After less than four years. LLCP and management tripled the Ebitda by investing in the business to expand globally, launching new products and making accretive acquisitions.
“We took a race horse and we let it out of its stable,” Frankel said.
LLCP continues to sift for prospective deals with a full-time roster of eight origination pros with relationships in their local geographic markets.
“These are not people in their 20s who smile and dial,” Frankel said. “They have 20 to 25 years of experience in their local markets with strong relationships.”
Leichtman said her strengths as a deal-maker and lawyer shape her craft to this day.

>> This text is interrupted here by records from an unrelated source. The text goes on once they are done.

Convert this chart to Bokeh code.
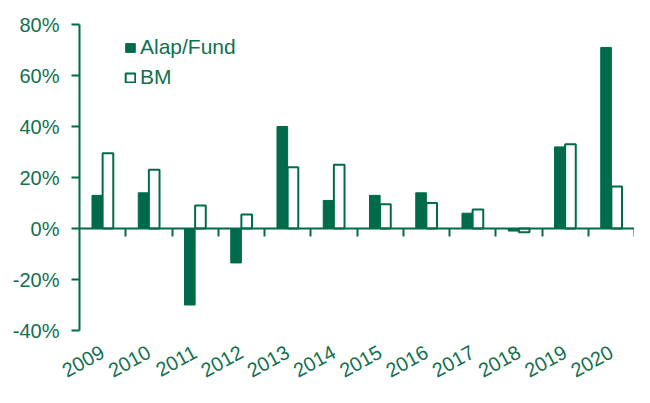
import numpy as np
from bokeh.plotting import figure
from bokeh.models import (ColumnDataSource, LinearAxis, FixedTicker, PrintfTickFormatter,
                          Range1d, Legend, LegendItem)
from bokeh.embed import file_html
from bokeh.resources import INLINE

years = ["2009", "2010", "2011", "2012", "2013", "2014", "2015", "2016", "2017", "2018", "2019", "2020"]
fund = [13.0, 14.0, -30.0, -13.5, 40.0, 11.0, 13.0, 14.0, 6.0, -1.0, 32.0, 71.0]
bm = [29.5, 23.0, 9.0, 5.5, 24.0, 25.0, 9.5, 10.0, 7.5, -1.5, 33.0, 16.5]
y_ticks = [-40, -20, 0, 20, 40, 60, 80]

GREEN = "#006B4B"
TEXT = "#12704F"
FONT = "Liberation Sans"

n = len(years)
xpos = np.arange(n)
bw = 0.23
src = ColumnDataSource(dict(x=xpos, xf=xpos - bw / 2, xb=xpos + bw / 2, fund=fund, bm=bm))

p = figure(width=634, height=387, output_backend="svg", toolbar_location=None,
           x_range=Range1d(-0.5, 11.5), y_range=Range1d(-40, 80),
           min_border_left=79, min_border_top=24, min_border_bottom=48, min_border_right=0,
           x_axis_type=None, y_axis_type=None)
p.outline_line_color = None
p.grid.visible = False
p.background_fill_color = "white"
p.border_fill_color = "white"

rf = p.vbar(x="xf", top="fund", bottom=0, width=bw, source=src, fill_color=GREEN,
            line_color=GREEN, line_width=1)
rb = p.vbar(x="xb", top="bm", bottom=0, width=bw, source=src, fill_color="white",
            line_color=GREEN, line_width=2)

# y axis
yax = LinearAxis(ticker=FixedTicker(ticks=y_ticks), formatter=PrintfTickFormatter(format="%d%%"))
yax.axis_line_color = GREEN
yax.axis_line_width = 2
yax.major_tick_line_color = GREEN
yax.major_tick_line_width = 2
yax.major_tick_out = 8
yax.major_tick_in = 0
yax.minor_tick_line_color = None
yax.major_label_text_color = TEXT
yax.major_label_text_font = FONT
yax.major_label_text_font_size = "20px"
yax.major_label_standoff = 12
p.add_layout(yax, "left")

# zero line with ticks between categories
zax = LinearAxis(ticker=FixedTicker(ticks=list(xpos + 0.5)), fixed_location=0)
zax.axis_line_color = GREEN
zax.axis_line_width = 2
zax.major_tick_line_color = GREEN
zax.major_tick_line_width = 2
zax.major_tick_out = 8
zax.major_tick_in = 0
zax.minor_tick_line_color = None
zax.major_label_text_color = None
zax.major_label_text_font_size = "0px"
p.add_layout(zax, "below")

# category labels
xax = LinearAxis(ticker=FixedTicker(ticks=list(xpos)),
                 major_label_overrides={int(i): y for i, y in zip(xpos, years)})
xax.axis_line_color = None
xax.major_tick_line_color = None
xax.minor_tick_line_color = None
xax.major_label_text_color = TEXT
xax.major_label_text_font = FONT
xax.major_label_text_font_size = "20px"
xax.major_label_orientation = 0.5
xax.major_label_standoff = 14
p.add_layout(xax, "below")

legend = Legend(items=[LegendItem(label="Alap/Fund", renderers=[rf]),
                       LegendItem(label="BM", renderers=[rb])],
                location=(45, 241))
legend.background_fill_color = None
legend.border_line_color = None
legend.padding = 0
legend.margin = 0
legend.glyph_width = 12
legend.glyph_height = 11
legend.label_height = 24
legend.spacing = 6
legend.label_standoff = 4
legend.label_text_font = FONT
legend.label_text_font_size = "21px"
legend.label_text_color = TEXT
p.add_layout(legend, "center")

open("out.html", "w").write(file_html(p, INLINE))
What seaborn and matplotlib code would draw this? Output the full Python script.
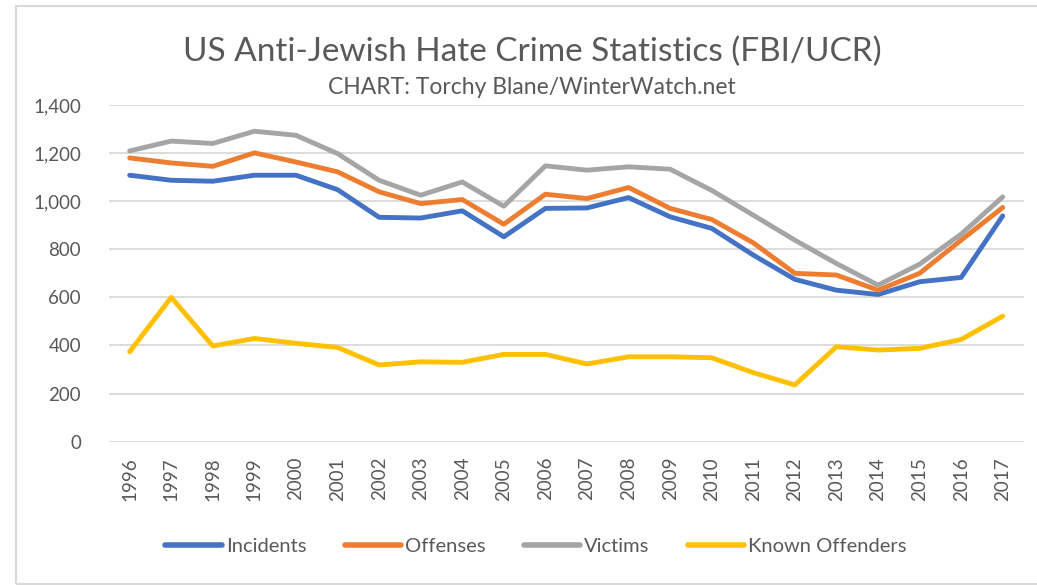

“My strength has been evaluating managers and partners and trying to match our strategy with the needs of those business,” she said. “One thing law school gives you is the ability to organize tremendous amounts of material in an efficient way. When we crafted the firm, we were looking to provide something different. That’s where those skills have helped the most.”
Looking ahead, Leichtman said the firm plans to stick to its structured equity play book
“We’re just excited about continuing what we’re doing,” she said. “We’re building on the platform we have now.”